You and op can be right at the same time. You imply the rules probably help a lot even while imperfect. They imply that pretending rules alone are enough to be perfect is incomplete.
Posting stuff into Deepseek is banned. The corporate firewall is like putting a camera in your home because you may break the law. But, yeah, arguing against cameras in homes because people find dead angles where they can hide may not be the strongest argument.
Disclaimer: I work in corporate cybersecurity.
I know that some guardrails and restrictions in a corporate setting can backfire. I know that onerous processes to get approval for needed software access can drive people to break the rules or engage in shadow IT. As a member of a firewall team, I did it myself! We couldn't get access to Python packages or PHP for a local webserver we had available to us from a grandfather clause. My team hated our "approved" Sharepoint service request system. So a few of us built a small web app with Bottle (single file web server microframework, no dependencies) and Bootstrap CSS and SQLite backend. Everyone who interacted with our team loved it. Had we more support from corporate it might have been a lot easier.
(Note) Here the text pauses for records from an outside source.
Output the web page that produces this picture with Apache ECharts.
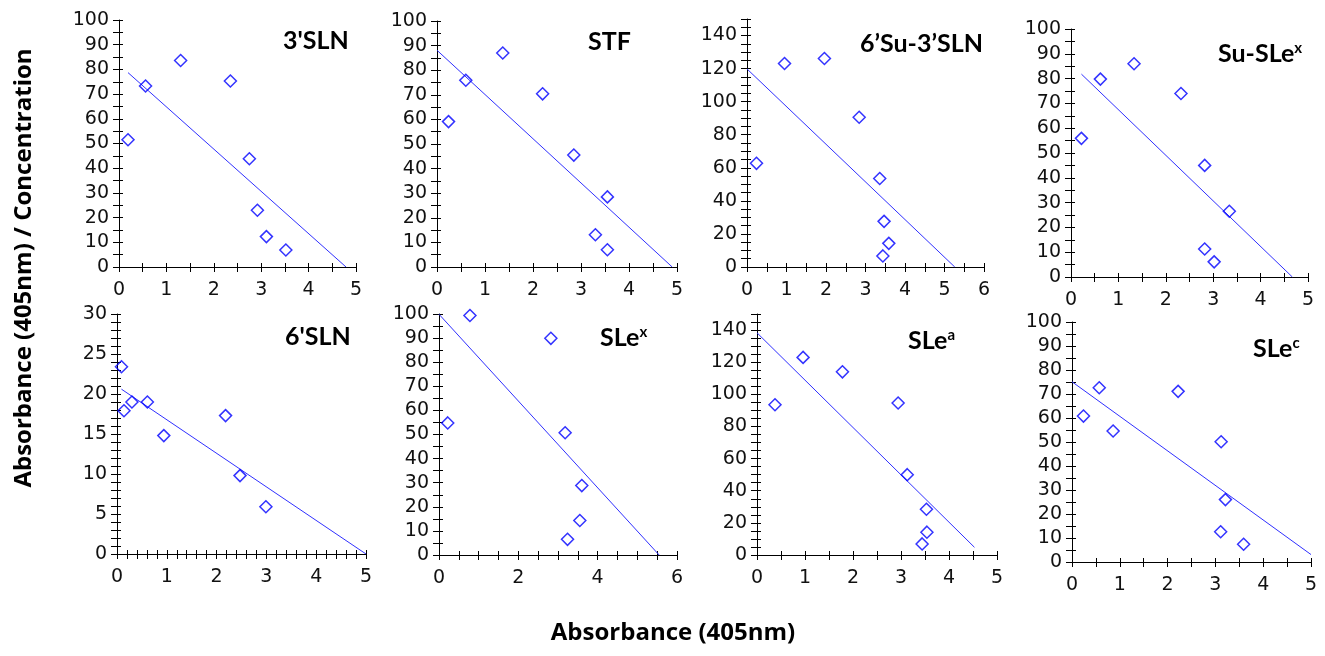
<!DOCTYPE html>
<html>
<head>
<meta charset="utf-8">
<script src="https://cdn.jsdelivr.net/npm/echarts@6/dist/echarts.min.js"></script>
<style>
html, body { margin: 0; padding: 0; background: #fff; }
#main { width: 1325px; height: 656px; }
</style>
</head>
<body>
<div id="main"></div>
<script>
// panel titles ({s|..} = superscript)
const names = ["3'SLN", "STF", "6’Su-3’SLN", "Su-SLe{s|x}", "6'SLN", "SLe{s|x}", "SLe{s|a}", "SLe{s|c}"];

// measured points [absorbance, absorbance/concentration]
const pts3SLN = [[0.19, 51.5], [0.56, 73.3], [1.30, 83.6], [2.35, 75.3], [2.75, 43.8], [2.92, 23.0], [3.11, 12.3], [3.52, 6.9]];
const ptsSTF = [[0.24, 59.1], [0.60, 75.9], [1.37, 87.0], [2.20, 70.4], [2.85, 45.5], [3.55, 28.5], [3.30, 13.1], [3.55, 7.0]];
const pts6Su3SLN = [[0.24, 62.7], [0.95, 123.1], [1.96, 126.1], [2.84, 90.6], [3.36, 53.5], [3.47, 27.6], [3.59, 14.3], [3.44, 6.7]];
const ptsSuSLex = [[0.22, 55.9], [0.62, 79.8], [1.33, 86.0], [2.32, 74.0], [2.82, 45.0], [3.34, 26.5], [2.82, 11.3], [3.02, 6.1]];
const pts6SLN = [[0.09, 23.4], [0.14, 17.9], [0.30, 19.0], [0.61, 19.0], [0.94, 14.8], [2.18, 17.3], [2.47, 9.8], [2.99, 5.9]];
const ptsSLex = [[0.22, 54.8], [0.78, 99.4], [2.82, 89.9], [3.18, 50.7], [3.60, 28.8], [3.55, 14.3], [3.24, 6.5]];
const ptsSLea = [[0.375, 93.5], [0.96, 123.0], [1.78, 114.0], [2.94, 94.6], [3.13, 50.0], [3.53, 28.5], [3.54, 14.2], [3.44, 6.9]];
const ptsSLec = [[0.24, 60.8], [0.57, 72.6], [0.86, 54.6], [2.22, 71.1], [3.12, 50.1], [3.21, 26.0], [3.11, 12.6], [3.59, 7.4]];

// trend line end points
const fit3SLN = [[0.19, 78.7], [4.79, 0]];
const fitSTF = [[0, 88.1], [4.90, 0]];
const fit6Su3SLN = [[0, 119.8], [5.26, 0]];
const fitSuSLex = [[0.22, 81.8], [4.67, 0]];
const fit6SLN = [[0.09, 20.6], [5.0, 0]];
const fitSLex = [[0, 99.9], [5.55, 0]];
const fitSLea = [[0, 138.3], [4.53, 4.8]];
const fitSLec = [[0, 75.1], [5, 3.1]];

const points = [pts3SLN, ptsSTF, pts6Su3SLN, ptsSuSLex, pts6SLN, ptsSLex, ptsSLea, ptsSLec];
const fits = [fit3SLN, fitSTF, fit6Su3SLN, fitSuSLex, fit6SLN, fitSLex, fitSLea, fitSLec];

// axis ranges and tick steps
const xMax = [5, 5, 6, 5, 5, 6, 5, 5];
const xLabelStep = [1, 1, 1, 1, 1, 2, 1, 1];
const xTickStep = [0.5, 0.5, 0.5, 0.5, 0.2, 0.5, 0.5, 0.5];
const yMax = [100, 100, 150, 100, 30, 100, 150, 100];
const yLabelStep = [10, 10, 20, 10, 5, 10, 20, 10];
const yTickStep = [5, 5, 5, 5, 1, 5, 5, 5];

// layout: plot boxes [left, top, right, bottom] and title spots [x, top]
const boxes = [
  [119, 20, 356, 267], [437, 21, 677, 267], [747, 19, 984, 267], [1071, 29, 1308, 277],
  [117, 314, 366, 554], [439, 314, 677, 555], [757, 314, 997, 555], [1072, 322, 1311, 562]
];
const titleSpots = [[283, 28], [588, 29], [860, 31], [1218, 41], [285, 324], [600, 325], [908, 328], [1253, 336]];

const tickFont = { fontFamily: "DejaVu Sans", fontSize: 19, color: "#111" };

function labelEvery(step) {
  return function (v) {
    const k = v / step;
    return Math.abs(k - Math.round(k)) < 1e-6 ? String(Math.round(v * 1000) / 1000) : "";
  };
}

const chart = echarts.init(document.getElementById("main"));

const grid = [], xAxis = [], yAxis = [], series = [], title = [];
boxes.forEach(function (b, i) {
  grid.push({ left: b[0], top: b[1], width: b[2] - b[0], height: b[3] - b[1] });

  // outer ticks + labels
  xAxis.push({
    gridIndex: i, type: "value", position: "bottom", min: 0, max: xMax[i], interval: xTickStep[i],
    axisLine: { show: true, onZero: false, lineStyle: { color: "#000", width: 1 } },
    axisTick: { show: true, length: 5, lineStyle: { color: "#000" } },
    axisLabel: Object.assign({ formatter: labelEvery(xLabelStep[i]), margin: 14 }, tickFont),
    splitLine: { show: false }
  });
  // inner ticks so they cross the axis
  xAxis.push({
    gridIndex: i, type: "value", position: "bottom", min: 0, max: xMax[i], interval: xTickStep[i],
    axisLine: { show: false, onZero: false },
    axisTick: { show: true, inside: true, length: 4, lineStyle: { color: "#000" } },
    axisLabel: { show: false }, splitLine: { show: false }
  });
  yAxis.push({
    gridIndex: i, type: "value", position: "left", min: 0, max: yMax[i], interval: yTickStep[i],
    axisLine: { show: true, onZero: false, lineStyle: { color: "#000", width: 1 } },
    axisTick: { show: true, length: 6, lineStyle: { color: "#000" } },
    axisLabel: Object.assign({ formatter: labelEvery(yLabelStep[i]), margin: 10 }, tickFont),
    splitLine: { show: false }
  });
  yAxis.push({
    gridIndex: i, type: "value", position: "left", min: 0, max: yMax[i], interval: yTickStep[i],
    axisLine: { show: false, onZero: false },
    axisTick: { show: true, inside: true, length: 4, lineStyle: { color: "#000" } },
    axisLabel: { show: false }, splitLine: { show: false }
  });

  series.push({
    type: "line", xAxisIndex: 2 * i, yAxisIndex: 2 * i, data: fits[i],
    showSymbol: false, silent: true, z: 1,
    lineStyle: { color: "#3030ff", width: 1 }
  });
  series.push({
    type: "scatter", xAxisIndex: 2 * i, yAxisIndex: 2 * i, data: points[i],
    symbol: "diamond", symbolSize: 12, z: 2,
    itemStyle: { color: "rgba(0,0,0,0)", borderColor: "#0000ff", borderWidth: 1.5 }
  });

  title.push({
    text: names[i], left: titleSpots[i][0], top: titleSpots[i][1], padding: 0,
    textStyle: {
      fontFamily: "Lato", fontWeight: "bold", fontSize: 25, color: "#000",
      rich: { s: { fontFamily: "Lato", fontWeight: "bold", fontSize: 15, color: "#000", verticalAlign: "top" } }
    }
  });
});

chart.setOption({
  animation: false,
  backgroundColor: "#fff",
  title: title,
  grid: grid,
  xAxis: xAxis,
  yAxis: yAxis,
  series: series,
  graphic: [
    {
      type: "text", x: 24, y: 268, rotation: Math.PI / 2,
      style: { text: "Absorbance (405nm) / Concentration", font: "bold 24px 'Open Sans'", fill: "#000", textAlign: "center", textVerticalAlign: "middle" }
    },
    {
      type: "text", x: 673, y: 633,
      style: { text: "Absorbance (405nm)", font: "bold 24px 'Open Sans'", fill: "#000", textAlign: "center", textVerticalAlign: "middle" }
    }
  ]
});
</script>
</body>
</html>
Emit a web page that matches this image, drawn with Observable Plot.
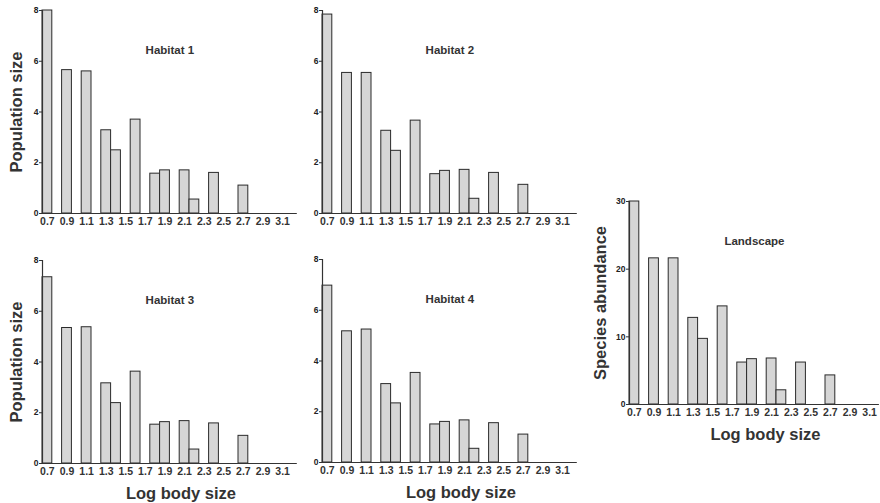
<!DOCTYPE html>
<html>
<head>
<meta charset="utf-8">
<script src="https://cdn.jsdelivr.net/npm/d3@7"></script>
<script src="https://cdn.jsdelivr.net/npm/@observablehq/plot@0.6"></script>
<style>
  html, body { margin: 0; padding: 0; background: #fff; }
  #root { position: relative; width: 880px; height: 503px; overflow: hidden; background: #fff; }
  #root > svg { position: absolute; }
</style>
</head>
<body>
<div id="root"></div>
<script>
// Log body size bin centres (each bar spans 0.1)
const sizes = [0.7, 0.9, 1.1, 1.3, 1.4, 1.6, 1.8, 1.9, 2.1, 2.2, 2.4, 2.7];
const habitat1 = [8.0, 5.65, 5.6, 3.28, 2.49, 3.7, 1.57, 1.7, 1.7, 0.55, 1.6, 1.1];
const habitat2 = [7.84, 5.54, 5.54, 3.26, 2.47, 3.66, 1.55, 1.68, 1.72, 0.58, 1.6, 1.13];
const habitat3 = [7.34, 5.34, 5.37, 3.16, 2.38, 3.62, 1.53, 1.63, 1.67, 0.55, 1.58, 1.09];
const habitat4 = [6.97, 5.17, 5.24, 3.09, 2.33, 3.53, 1.5, 1.6, 1.66, 0.54, 1.55, 1.1];
const landscape = [30, 21.6, 21.6, 12.8, 9.7, 14.5, 6.2, 6.7, 6.8, 2.1, 6.2, 4.3];
const xTicks = [0.7, 0.9, 1.1, 1.3, 1.5, 1.7, 1.9, 2.1, 2.3, 2.5, 2.7, 2.9, 3.1];
const habitatYTicks = [0, 2, 4, 6, 8];
const landscapeYTicks = [0, 10, 20, 30];

const FONT = "'Liberation Sans', Arial, Helvetica, sans-serif";
const root = document.getElementById("root");

function panel({values, title, yMax, yTicks, yLabel, xLabel, left, top, width, height, marginLeft, xMax, yLabelDx}) {
  const data = sizes.map((x, i) => ({x, v: values[i]}));
  const marks = [
    Plot.rectY(data, {x1: d => d.x - 0.05, x2: d => d.x + 0.05, y1: 0, y2: "v",
      fill: "#d6d6d6", stroke: "#2a2a2a", strokeWidth: 1}),
    Plot.ruleY([0], {stroke: "#333", strokeWidth: 1.2}),
    Plot.ruleX([0.65], {y1: 0, y2: yMax, stroke: "#333", strokeWidth: 1.2}),
    Plot.axisX({ticks: xTicks, tickFormat: d3.format(".1f"), tickSize: 0, tickPadding: 4,
      fontSize: 10.5, fontWeight: "bold", fill: "#333", label: null}),
    Plot.axisY({ticks: yTicks, tickSize: 3, tickPadding: 1, fontSize: 8.5, fontWeight: "bold",
      fill: "#222", stroke: "#333", label: null}),
    Plot.text([title], {frameAnchor: "top", dy: 35, fontSize: 11.5, fontWeight: "bold", fill: "#333"})
  ];
  if (yLabel) marks.push(Plot.text([yLabel], {frameAnchor: "left", textAnchor: "middle", rotate: -90, dx: yLabelDx,
    fontSize: 16.5, fontWeight: "bold", fill: "#333"}));
  if (xLabel) marks.push(Plot.text([xLabel], {frameAnchor: "bottom", lineAnchor: "middle", dy: 30, dx: 11,
    fontSize: 16.5, fontWeight: "bold", fill: "#333"}));
  const svg = Plot.plot({
    width, height,
    marginLeft, marginRight: width - marginLeft - (xMax - 0.65) * 98,
    marginTop: 10, marginBottom: height - 213,
    style: {fontFamily: FONT, background: "transparent", overflow: "visible"},
    x: {domain: [0.65, xMax], axis: null},
    y: {domain: [0, yMax], axis: null},
    marks
  });
  svg.style.left = left + "px";
  svg.style.top = top + "px";
  root.appendChild(svg);
}

panel({values: habitat1, title: "Habitat 1", yMax: 8, yTicks: habitatYTicks, yLabel: "Population size", yLabelDx: -26,
  left: 0, top: 0, width: 300, height: 235, marginLeft: 42, xMax: 3.25});
panel({values: habitat2, title: "Habitat 2", yMax: 8, yTicks: habitatYTicks,
  left: 280, top: 0, width: 300, height: 235, marginLeft: 42, xMax: 3.25});
panel({values: habitat3, title: "Habitat 3", yMax: 8, yTicks: habitatYTicks, yLabel: "Population size", yLabelDx: -26, xLabel: "Log body size",
  left: 0, top: 250, width: 300, height: 253, marginLeft: 42, xMax: 3.25});
panel({values: habitat4, title: "Habitat 4", yMax: 8, yTicks: habitatYTicks, xLabel: "Log body size",
  left: 280, top: 249, width: 300, height: 253, marginLeft: 42, xMax: 3.25});
panel({values: landscape, title: "Landscape", yMax: 30, yTicks: landscapeYTicks, yLabel: "Species abundance", yLabelDx: -29, xLabel: "Log body size",
  left: 580, top: 191, width: 300, height: 253, marginLeft: 49, xMax: 3.2});
</script>
</body>
</html>
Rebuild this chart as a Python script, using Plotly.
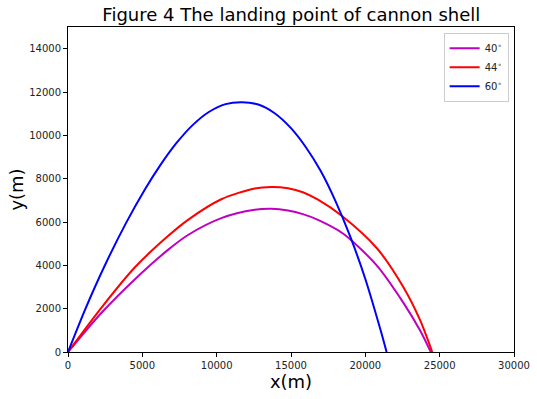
import plotly.graph_objects as go

# Trajectories (x in m, y in m)
x40 = [0, 2240, 4487, 6726, 8071, 10312, 12558, 13675, 14798, 15800, 16816, 18518, 20764, 22553, 23677, 24400]
y40 = [0, 1800, 3350, 4713, 5400, 6178, 6561, 6607, 6529, 6363, 6099, 5460, 4000, 2280, 1000, 0]

x44 = [0, 2240, 4487, 6726, 8071, 10312, 12558, 13675, 14798, 15800, 16816, 18410, 20764, 22553, 23677, 24500]
y44 = [0, 2040, 3900, 5350, 6100, 7050, 7550, 7620, 7560, 7375, 7030, 6290, 4800, 3000, 1479, 0]

x60 = [0, 1200, 2500, 3900, 5200, 6200, 7300, 8400, 9500, 10600, 11700,
       12800, 13900, 15000, 16000, 17000, 18000, 19000, 20000, 21000, 21430]
y60 = [0, 2040, 4029, 5947, 7533, 8613, 9647, 10483, 11088, 11440, 11528,
       11420, 11020, 10330, 9450, 8350, 6952, 5300, 3370, 1070, 0]

names = ["40<sup>∘</sup>", "44<sup>∘</sup>", "60<sup>∘</sup>"]
colors = ["#bf00bf", "#ff0000", "#0000ff"]

x_ticks = [0, 5000, 10000, 15000, 20000, 25000, 30000]
y_ticks = [0, 2000, 4000, 6000, 8000, 10000, 12000, 14000]

fig = go.Figure()
for xs, ys, nm, c in zip([x40, x44, x60], [y40, y44, y60], names, colors):
    fig.add_trace(go.Scatter(x=xs, y=ys, mode="lines", name=nm,
                             line=dict(color=c, width=2, shape="spline", smoothing=0.8)))

axis_common = dict(showgrid=False, zeroline=False, showline=True, linecolor="black",
                   linewidth=1, mirror=True, ticks="outside", ticklen=4, tickcolor="black",
                   automargin=False,
                   tickfont=dict(family="DejaVu Sans", size=10, color="#222"))

fig.update_layout(
    width=537, height=399,
    margin=dict(l=68, r=23, t=27, b=47),
    paper_bgcolor="white", plot_bgcolor="white",
    title=dict(text="Figure 4 The landing point of cannon shell", x=0.5425, xanchor="center",
               y=0.962, yanchor="middle", automargin=False,
               font=dict(family="DejaVu Sans", size=18, color="black")),
    xaxis=dict(range=[0, 30000], tickvals=x_ticks, ticktext=[str(v) for v in x_ticks],
               title=dict(text="x(m)", font=dict(family="DejaVu Sans", size=18, color="black"), standoff=4),
               **axis_common),
    yaxis=dict(range=[0, 15000], tickvals=y_ticks, ticktext=[str(v) for v in y_ticks],
               title=dict(text="y(m)", font=dict(family="DejaVu Sans", size=18, color="black"), standoff=0),
               **axis_common),
    legend=dict(x=0.988, y=0.982, xanchor="right", yanchor="top",
                bgcolor="white", bordercolor="#cccccc", borderwidth=1,
                font=dict(family="DejaVu Sans", size=10, color="#222"),
                itemwidth=30, tracegroupgap=0),
    showlegend=True,
)

fig.write_html("out.html", config={"displayModeBar": False},
               post_script="document.body.style.margin='0';")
Good cybersecurity needs to work with IT to facilitate peoples' legitimate use cases, not stand in the way all the time just because it's easier that way.
But saying "corporate IT controls are all useless" is just as foolish to me. It is reasonable and moral for a business to put controls and visibility on what data is moving between endpoints, and to block unsanctioned behavior.
It's called black and white thinking
At the same time, enterprise is where the revenue is.
Against all odds, you're right, that's where somehow revenue is being generated. IT idiocy notwithstanding.
Often, enterprises create moats and then profit from them.
It's not usually IT idiocy, that usually comes from higher up cosplaying their inner tech visionaries.
Corporate IT needs to die.
It's not corporate IT's fault, it's usually corporate leaderships fault who often cosplay leading technology and not understanding it.
Wherever Tech is a first class citizen and seat at the corporate table, it can be different.
Believe me, the average Fortune 500 CEO does not know or care what “SSL MITM” is, or whether passwords should contain symbols and be changed monthly, or what the difference is between ‘VPN’ and ‘Zero Trust’.
They delegate that stuff. To the corporate IT department.
But they also say "Here, this is Sarah your auditor. Answer these questions and resolve the findings." - every year
It's all CyberSecurity insurance compliance that in many cases deviates from security best practices.
This is where the problems come from. Auditors are definitely what ultimately causes IT departments to make dumb decisions.
For example, we got dinged on an audit because instead of using RSA4096, we used ed25519. I kid you not, their main complaint was there wasn't enough bits which meant it wasn't secure.
Auditors are snake oil salesman.
This is 100% it- the auditor is confirming the system is configured to a set of requirements, and those requirements are rarely in lockstep with actual best practices.
Sometimes they have checkboxes to tick in some compliance document and they must run the software that let them tick those checkboxes, no exceptions, because those compliances allow the company to be on the market. Regulatory captures, etc.
where else are you going to find customers that are so sticky it will take years for them to select another solution regardless of how crappy you are. that will staff teams to work around your failures. who, when faced with obvious evidence of the dysfunction of your product, will roundly blame themselves for not holding it properly. gaslight their own users. pay obscene amounts for support when all you provide is a voice mailbox that never gets emptied. will happily accept your estimate about the number of seats they need. when holding a retro about your failure will happily proclaim that there wasn't anything _they_ could have done, so case closed.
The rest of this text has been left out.